GIVEN PROBLEM — Reproduce exactly the lines of the material beneath, from the line that contains "Write the Bokeh code for this chart." to the line that contains "14.3, 11.9, 4.3]", both included, and no other lines.

++++ RECORDED DATA ++++

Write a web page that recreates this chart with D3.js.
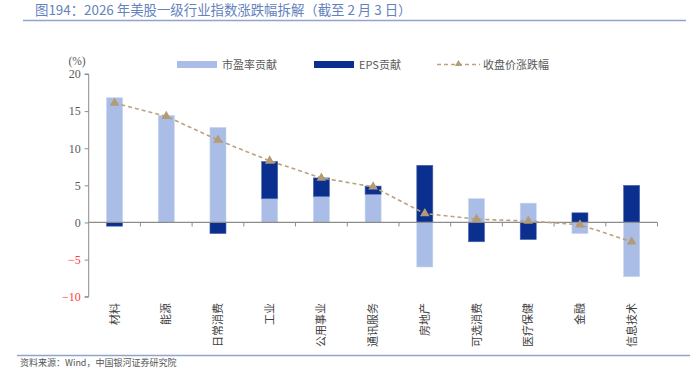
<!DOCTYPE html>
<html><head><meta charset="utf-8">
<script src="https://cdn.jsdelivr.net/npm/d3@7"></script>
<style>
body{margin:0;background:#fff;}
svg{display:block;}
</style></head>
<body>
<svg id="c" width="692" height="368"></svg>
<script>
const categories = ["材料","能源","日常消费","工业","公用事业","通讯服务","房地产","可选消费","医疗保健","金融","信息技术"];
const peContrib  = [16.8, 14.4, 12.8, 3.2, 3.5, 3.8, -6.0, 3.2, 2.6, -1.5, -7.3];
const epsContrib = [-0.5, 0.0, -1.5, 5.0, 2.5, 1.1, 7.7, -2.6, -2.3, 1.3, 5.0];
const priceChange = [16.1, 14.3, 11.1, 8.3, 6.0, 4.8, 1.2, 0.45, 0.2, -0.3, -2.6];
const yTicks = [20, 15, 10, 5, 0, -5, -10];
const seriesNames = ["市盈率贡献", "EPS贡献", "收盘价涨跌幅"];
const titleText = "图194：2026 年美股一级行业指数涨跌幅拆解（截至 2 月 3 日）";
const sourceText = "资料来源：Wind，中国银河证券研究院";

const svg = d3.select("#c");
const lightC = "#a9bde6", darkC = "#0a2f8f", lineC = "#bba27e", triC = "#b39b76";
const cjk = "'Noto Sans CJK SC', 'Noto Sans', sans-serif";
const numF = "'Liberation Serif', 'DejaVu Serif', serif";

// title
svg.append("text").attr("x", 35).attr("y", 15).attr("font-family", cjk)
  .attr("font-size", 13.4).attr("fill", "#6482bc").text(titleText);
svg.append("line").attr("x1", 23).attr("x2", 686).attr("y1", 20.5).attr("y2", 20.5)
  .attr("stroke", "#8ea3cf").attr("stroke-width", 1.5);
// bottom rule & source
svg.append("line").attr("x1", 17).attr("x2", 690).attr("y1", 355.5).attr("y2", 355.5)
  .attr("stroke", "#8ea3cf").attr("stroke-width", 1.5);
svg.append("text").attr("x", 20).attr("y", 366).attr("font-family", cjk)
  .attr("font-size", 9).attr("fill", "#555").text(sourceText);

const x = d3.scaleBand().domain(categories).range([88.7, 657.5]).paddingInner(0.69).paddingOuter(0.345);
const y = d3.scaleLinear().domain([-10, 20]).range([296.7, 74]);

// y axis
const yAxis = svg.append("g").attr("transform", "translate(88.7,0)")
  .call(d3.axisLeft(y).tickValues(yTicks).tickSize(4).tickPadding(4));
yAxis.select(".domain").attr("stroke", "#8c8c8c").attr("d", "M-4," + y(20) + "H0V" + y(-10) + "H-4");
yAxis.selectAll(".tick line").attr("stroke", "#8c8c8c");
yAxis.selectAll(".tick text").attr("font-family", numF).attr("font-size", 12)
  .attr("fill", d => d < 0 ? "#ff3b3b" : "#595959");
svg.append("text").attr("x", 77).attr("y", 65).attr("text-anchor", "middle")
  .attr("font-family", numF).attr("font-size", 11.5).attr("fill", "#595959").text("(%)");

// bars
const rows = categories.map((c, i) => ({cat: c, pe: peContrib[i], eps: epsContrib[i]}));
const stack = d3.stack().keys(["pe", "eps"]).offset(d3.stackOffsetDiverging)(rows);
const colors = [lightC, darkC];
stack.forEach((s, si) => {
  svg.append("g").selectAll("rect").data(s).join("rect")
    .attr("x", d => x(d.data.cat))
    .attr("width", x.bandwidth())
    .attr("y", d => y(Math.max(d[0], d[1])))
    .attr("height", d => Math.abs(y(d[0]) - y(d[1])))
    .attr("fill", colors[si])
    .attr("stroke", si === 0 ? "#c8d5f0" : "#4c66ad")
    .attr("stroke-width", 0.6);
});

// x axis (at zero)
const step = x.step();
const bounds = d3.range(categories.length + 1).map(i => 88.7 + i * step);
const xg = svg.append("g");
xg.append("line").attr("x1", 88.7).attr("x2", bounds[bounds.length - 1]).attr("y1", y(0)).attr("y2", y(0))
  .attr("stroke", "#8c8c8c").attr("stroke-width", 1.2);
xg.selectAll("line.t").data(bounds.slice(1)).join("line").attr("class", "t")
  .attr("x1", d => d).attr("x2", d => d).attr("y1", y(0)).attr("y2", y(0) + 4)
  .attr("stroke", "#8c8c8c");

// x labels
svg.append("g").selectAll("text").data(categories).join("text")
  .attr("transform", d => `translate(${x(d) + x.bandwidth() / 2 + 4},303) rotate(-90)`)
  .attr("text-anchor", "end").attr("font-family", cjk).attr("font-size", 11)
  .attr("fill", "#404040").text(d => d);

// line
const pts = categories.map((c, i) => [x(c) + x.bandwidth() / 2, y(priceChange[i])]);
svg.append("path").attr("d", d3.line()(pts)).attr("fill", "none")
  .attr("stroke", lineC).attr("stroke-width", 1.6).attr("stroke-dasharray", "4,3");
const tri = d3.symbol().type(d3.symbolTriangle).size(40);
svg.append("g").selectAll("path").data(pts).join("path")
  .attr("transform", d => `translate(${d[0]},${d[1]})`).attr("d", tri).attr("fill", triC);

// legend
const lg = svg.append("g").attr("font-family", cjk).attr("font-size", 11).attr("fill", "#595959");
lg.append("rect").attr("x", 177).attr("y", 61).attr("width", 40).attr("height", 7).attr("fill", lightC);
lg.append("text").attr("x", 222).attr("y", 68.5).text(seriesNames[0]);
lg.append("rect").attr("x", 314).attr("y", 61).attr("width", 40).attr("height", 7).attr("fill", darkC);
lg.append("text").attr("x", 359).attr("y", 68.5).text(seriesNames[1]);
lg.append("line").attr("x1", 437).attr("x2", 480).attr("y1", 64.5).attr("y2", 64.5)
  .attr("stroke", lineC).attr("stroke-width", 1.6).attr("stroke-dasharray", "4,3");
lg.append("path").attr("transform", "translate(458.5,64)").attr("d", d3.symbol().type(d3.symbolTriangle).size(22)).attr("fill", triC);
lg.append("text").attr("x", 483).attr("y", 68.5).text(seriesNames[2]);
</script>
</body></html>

++++
++++ RECORDED DATA ++++

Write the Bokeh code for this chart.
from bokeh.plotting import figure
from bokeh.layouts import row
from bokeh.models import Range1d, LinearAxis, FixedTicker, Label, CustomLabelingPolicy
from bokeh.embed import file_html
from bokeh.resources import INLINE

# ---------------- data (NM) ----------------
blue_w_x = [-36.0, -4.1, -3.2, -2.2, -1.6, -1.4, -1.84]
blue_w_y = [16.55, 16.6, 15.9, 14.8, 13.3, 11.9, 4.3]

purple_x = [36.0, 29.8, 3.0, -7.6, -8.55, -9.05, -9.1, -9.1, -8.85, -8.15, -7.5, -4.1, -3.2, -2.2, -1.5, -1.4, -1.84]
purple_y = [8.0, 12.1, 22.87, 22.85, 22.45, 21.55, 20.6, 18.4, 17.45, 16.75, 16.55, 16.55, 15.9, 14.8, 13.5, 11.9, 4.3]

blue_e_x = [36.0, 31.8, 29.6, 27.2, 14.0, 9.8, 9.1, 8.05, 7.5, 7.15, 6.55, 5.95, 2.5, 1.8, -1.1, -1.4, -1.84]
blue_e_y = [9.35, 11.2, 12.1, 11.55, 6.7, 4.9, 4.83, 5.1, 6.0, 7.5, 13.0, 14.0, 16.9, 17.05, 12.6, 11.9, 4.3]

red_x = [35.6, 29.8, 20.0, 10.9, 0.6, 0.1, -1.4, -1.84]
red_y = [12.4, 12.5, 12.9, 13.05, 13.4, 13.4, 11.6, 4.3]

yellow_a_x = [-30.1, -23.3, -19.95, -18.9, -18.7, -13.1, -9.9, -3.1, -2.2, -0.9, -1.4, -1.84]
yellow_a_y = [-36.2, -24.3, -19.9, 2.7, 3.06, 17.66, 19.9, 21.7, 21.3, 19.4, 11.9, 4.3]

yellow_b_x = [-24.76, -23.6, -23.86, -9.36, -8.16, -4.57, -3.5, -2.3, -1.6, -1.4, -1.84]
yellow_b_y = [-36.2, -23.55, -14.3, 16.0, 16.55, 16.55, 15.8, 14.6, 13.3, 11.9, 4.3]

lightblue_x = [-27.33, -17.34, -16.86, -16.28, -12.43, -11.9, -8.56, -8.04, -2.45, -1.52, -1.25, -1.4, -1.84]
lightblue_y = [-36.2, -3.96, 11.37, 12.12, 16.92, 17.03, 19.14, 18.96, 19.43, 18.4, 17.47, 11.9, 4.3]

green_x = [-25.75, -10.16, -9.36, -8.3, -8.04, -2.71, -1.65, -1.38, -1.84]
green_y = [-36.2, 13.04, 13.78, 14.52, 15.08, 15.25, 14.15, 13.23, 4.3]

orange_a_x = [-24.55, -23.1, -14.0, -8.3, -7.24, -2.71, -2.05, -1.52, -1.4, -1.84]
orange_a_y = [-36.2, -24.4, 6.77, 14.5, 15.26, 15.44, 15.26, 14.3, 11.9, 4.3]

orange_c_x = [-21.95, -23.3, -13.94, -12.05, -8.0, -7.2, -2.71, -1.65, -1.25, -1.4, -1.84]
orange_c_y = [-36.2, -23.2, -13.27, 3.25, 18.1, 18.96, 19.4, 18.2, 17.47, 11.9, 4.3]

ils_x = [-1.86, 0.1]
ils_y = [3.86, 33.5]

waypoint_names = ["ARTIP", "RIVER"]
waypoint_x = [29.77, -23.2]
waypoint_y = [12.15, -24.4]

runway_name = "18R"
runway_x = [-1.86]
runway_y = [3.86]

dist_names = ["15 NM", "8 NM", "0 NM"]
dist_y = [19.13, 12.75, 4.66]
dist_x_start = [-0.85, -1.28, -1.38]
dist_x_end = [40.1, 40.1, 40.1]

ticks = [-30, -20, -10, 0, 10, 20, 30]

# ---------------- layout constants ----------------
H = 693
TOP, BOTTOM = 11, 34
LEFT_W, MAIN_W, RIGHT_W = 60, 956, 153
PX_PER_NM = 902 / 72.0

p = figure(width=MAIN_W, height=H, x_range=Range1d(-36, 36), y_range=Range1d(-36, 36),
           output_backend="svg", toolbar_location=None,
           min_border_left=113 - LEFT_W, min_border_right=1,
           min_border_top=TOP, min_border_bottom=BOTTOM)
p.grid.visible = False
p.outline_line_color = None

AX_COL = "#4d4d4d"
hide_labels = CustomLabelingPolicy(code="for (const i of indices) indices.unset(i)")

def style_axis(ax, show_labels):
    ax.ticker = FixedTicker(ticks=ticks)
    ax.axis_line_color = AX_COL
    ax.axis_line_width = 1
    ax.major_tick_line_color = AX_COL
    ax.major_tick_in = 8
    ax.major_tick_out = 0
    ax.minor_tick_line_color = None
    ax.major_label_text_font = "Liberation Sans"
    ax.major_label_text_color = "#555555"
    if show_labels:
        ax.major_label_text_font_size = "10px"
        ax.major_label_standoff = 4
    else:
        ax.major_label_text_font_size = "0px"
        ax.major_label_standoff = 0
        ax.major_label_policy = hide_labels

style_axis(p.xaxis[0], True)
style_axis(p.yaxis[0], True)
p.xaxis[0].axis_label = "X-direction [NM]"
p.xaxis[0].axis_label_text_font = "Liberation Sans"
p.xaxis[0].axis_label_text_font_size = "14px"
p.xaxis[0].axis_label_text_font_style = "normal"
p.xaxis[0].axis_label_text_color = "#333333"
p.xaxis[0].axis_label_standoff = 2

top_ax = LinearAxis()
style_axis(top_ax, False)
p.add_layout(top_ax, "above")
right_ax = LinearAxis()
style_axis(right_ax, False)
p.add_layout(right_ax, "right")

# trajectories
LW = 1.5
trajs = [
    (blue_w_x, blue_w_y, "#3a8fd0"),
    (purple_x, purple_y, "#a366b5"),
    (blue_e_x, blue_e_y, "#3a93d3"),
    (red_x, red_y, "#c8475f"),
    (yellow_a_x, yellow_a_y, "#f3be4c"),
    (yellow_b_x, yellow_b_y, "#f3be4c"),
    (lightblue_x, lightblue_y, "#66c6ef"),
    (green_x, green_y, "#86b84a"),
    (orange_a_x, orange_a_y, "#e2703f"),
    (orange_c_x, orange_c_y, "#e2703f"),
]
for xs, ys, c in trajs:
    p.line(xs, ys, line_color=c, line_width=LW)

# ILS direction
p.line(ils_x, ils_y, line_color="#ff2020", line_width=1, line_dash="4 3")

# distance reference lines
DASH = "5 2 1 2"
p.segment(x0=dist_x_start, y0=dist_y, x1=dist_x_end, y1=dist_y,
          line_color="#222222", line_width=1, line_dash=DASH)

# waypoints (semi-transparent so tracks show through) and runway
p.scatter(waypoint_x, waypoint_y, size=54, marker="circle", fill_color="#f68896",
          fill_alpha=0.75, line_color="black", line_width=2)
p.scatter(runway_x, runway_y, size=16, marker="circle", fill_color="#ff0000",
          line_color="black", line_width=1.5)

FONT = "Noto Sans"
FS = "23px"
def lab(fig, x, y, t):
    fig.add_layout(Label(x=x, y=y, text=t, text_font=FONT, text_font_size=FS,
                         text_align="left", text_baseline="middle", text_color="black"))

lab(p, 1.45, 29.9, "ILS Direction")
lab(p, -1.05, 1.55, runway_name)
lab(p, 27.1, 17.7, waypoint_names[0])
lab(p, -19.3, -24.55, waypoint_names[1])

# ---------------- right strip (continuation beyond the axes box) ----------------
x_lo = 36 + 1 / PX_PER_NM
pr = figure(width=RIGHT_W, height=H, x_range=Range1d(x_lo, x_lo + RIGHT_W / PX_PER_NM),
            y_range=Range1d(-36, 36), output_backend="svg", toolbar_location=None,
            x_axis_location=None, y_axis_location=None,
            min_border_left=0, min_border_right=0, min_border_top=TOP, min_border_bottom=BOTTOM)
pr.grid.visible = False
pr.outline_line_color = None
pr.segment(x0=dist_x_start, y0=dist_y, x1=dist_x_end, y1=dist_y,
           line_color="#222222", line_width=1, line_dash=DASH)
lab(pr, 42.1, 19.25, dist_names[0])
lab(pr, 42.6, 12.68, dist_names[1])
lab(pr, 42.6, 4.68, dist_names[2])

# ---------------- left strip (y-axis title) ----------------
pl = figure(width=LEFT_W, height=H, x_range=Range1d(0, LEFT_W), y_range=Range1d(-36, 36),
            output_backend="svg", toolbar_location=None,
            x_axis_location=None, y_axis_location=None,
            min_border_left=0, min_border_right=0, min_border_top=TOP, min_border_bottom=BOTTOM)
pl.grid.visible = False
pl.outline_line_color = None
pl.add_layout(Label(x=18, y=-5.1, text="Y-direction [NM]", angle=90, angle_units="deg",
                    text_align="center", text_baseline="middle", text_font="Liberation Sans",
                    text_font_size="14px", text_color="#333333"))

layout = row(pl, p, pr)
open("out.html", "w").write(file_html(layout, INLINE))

++++

RESPONSE TO THIS TASK —
Write the Bokeh code for this chart.
from bokeh.plotting import figure
from bokeh.layouts import row
from bokeh.models import Range1d, LinearAxis, FixedTicker, Label, CustomLabelingPolicy
from bokeh.embed import file_html
from bokeh.resources import INLINE

# ---------------- data (NM) ----------------
blue_w_x = [-36.0, -4.1, -3.2, -2.2, -1.6, -1.4, -1.84]
blue_w_y = [16.55, 16.6, 15.9, 14.8, 13.3, 11.9, 4.3]

purple_x = [36.0, 29.8, 3.0, -7.6, -8.55, -9.05, -9.1, -9.1, -8.85, -8.15, -7.5, -4.1, -3.2, -2.2, -1.5, -1.4, -1.84]
purple_y = [8.0, 12.1, 22.87, 22.85, 22.45, 21.55, 20.6, 18.4, 17.45, 16.75, 16.55, 16.55, 15.9, 14.8, 13.5, 11.9, 4.3]

blue_e_x = [36.0, 31.8, 29.6, 27.2, 14.0, 9.8, 9.1, 8.05, 7.5, 7.15, 6.55, 5.95, 2.5, 1.8, -1.1, -1.4, -1.84]
blue_e_y = [9.35, 11.2, 12.1, 11.55, 6.7, 4.9, 4.83, 5.1, 6.0, 7.5, 13.0, 14.0, 16.9, 17.05, 12.6, 11.9, 4.3]

red_x = [35.6, 29.8, 20.0, 10.9, 0.6, 0.1, -1.4, -1.84]
red_y = [12.4, 12.5, 12.9, 13.05, 13.4, 13.4, 11.6, 4.3]

yellow_a_x = [-30.1, -23.3, -19.95, -18.9, -18.7, -13.1, -9.9, -3.1, -2.2, -0.9, -1.4, -1.84]
yellow_a_y = [-36.2, -24.3, -19.9, 2.7, 3.06, 17.66, 19.9, 21.7, 21.3, 19.4, 11.9, 4.3]

yellow_b_x = [-24.76, -23.6, -23.86, -9.36, -8.16, -4.57, -3.5, -2.3, -1.6, -1.4, -1.84]
yellow_b_y = [-36.2, -23.55, -14.3, 16.0, 16.55, 16.55, 15.8, 14.6, 13.3, 11.9, 4.3]

lightblue_x = [-27.33, -17.34, -16.86, -16.28, -12.43, -11.9, -8.56, -8.04, -2.45, -1.52, -1.25, -1.4, -1.84]
lightblue_y = [-36.2, -3.96, 11.37, 12.12, 16.92, 17.03, 19.14, 18.96, 19.43, 18.4, 17.47, 11.9, 4.3]

green_x = [-25.75, -10.16, -9.36, -8.3, -8.04, -2.71, -1.65, -1.38, -1.84]
green_y = [-36.2, 13.04, 13.78, 14.52, 15.08, 15.25, 14.15, 13.23, 4.3]

orange_a_x = [-24.55, -23.1, -14.0, -8.3, -7.24, -2.71, -2.05, -1.52, -1.4, -1.84]
orange_a_y = [-36.2, -24.4, 6.77, 14.5, 15.26, 15.44, 15.26, 14.3, 11.9, 4.3]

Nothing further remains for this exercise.